[Ohiogift] Role of Study...

Will Fitzhugh fitzhugh at tcr.org
Sun Sep 2 14:06:12 EDT 2012


Diana Senechal; September 2012
On Education and Other Things

Breakthrough Research Shows Role of Study in Learning


Education policymakers have long assumed that students who learn more have been taught more effectively. A startling new study conducted by an international consortium of scholars at Peutêtre University in Toronto has thrown this assumption into question. According to project director Pascal Feldspar, students who take a course in a subject—and study it—show more learning gains in the subject than students who do not. While gains varied slightly from one section of a course to the next, the starkest differences were between those who took a course and those who did not, and those who did the work and those who did not.
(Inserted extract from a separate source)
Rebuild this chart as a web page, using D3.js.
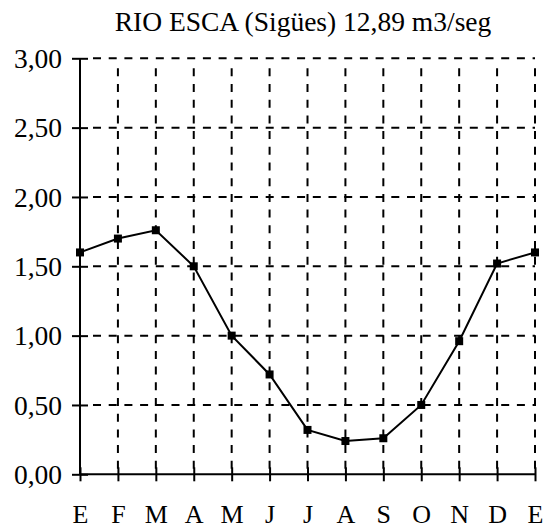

“It is too early to generalize the findings,” said Feldspar, “but we found, for instance, that students who took French for a year, and did their homework, showed significantly more learning gains in French by the end of the year than students who took no French.” The same applied to geometry, ancient history, piano, and Shakespeare. “We gave fifty students a test on Henry IV, Part 1,” he said, waving a copy of the play at us. 


“They were asked to identify a series of quotes, explain their meaning, and discuss their relation to the work as a whole. Before anyone had read Henry IV, performance on the test was uniformly poor. Then we split them up into an experimental group and a control group. At the end of the study, the members of the experimental group—the ones who studied the play—performed better than the control group by more than two standard deviations. Put simply, the more you study, the more you learn. Of course it’s more complicated than that, but that’s the idea.”


When asked about indirect exposure to a subject, Feldspar pondered for a moment. “We haven’t conducted any experiments on this yet,” he replied, “but our hypothesis is that indirect exposure to a subject plays a role in learning it as well.” He added that students who took courses but did no work showed negligible progress. “You learn something from just being in the environment,” he said, “but it appears that you learn a great deal more if you study the material, day after day.”


Asked whether the researchers had used standardized tests for their experiment, Feldspar shook his head vigorously. “You see, the American standardized tests don’t contain much subject matter,” he explained. “Their emphasis is on skills. In our study, we used tests that were directly related to what students had learned in the course.” Even then, he said, the tests didn’t show everything. “We know well that the test can’t measure all that was taught, and that the students’ performance isn’t an exact indicator of how much they learned.” All the same, he said, the test results showed differences between students who had studied a subject and students who hadn’t. “There are always some who study and study and still don’t learn,” he said, “but on the whole, so far, it appears that students who study a subject have a certain learning edge in that subject.”


Other scholars were quick to dismiss the findings. “The Peutêtre findings rest on the long-disproven axiom that you can only learn subject matter through a transmission model,” said Lorraine Caulk, professor of educational neuro-behavior at Instructors College in Iowa City. “In fact, research has shown that when we empower children as self-initiating scholars, they start to exhibit strategic thought behaviors without the hierarchical modeling of traditional task performance.”


“I’m not sure what that means,” retorted Feldspar. “If Dr. Caulk would care to clarify her statement, I’d be happy to try to respond to it.” Dr. Caulk replied that she was using standard research terminology and that Dr. Feldspar should acquaint himself with the literature.


At this time it is unclear whether the findings at Peutêtre will have any impact on the classroom. “I like the gist of it—that we should teach actual subject matter,” said Nellie Nekogda, principal of the High School for Innovative Thinking in New York City. “The problem is, we have no money for books, and we have to bring up our test scores in ELA. I’d love to do it, though, if we could get the resources and the support.”


 She leaned back in her chair. “My reformation, glittering o’er my fault,” she mused, quoting from Henry IV, Part 1. “It has been years since I thought about that play. How great it would be to teach it here. Some day,” she said, “some day.”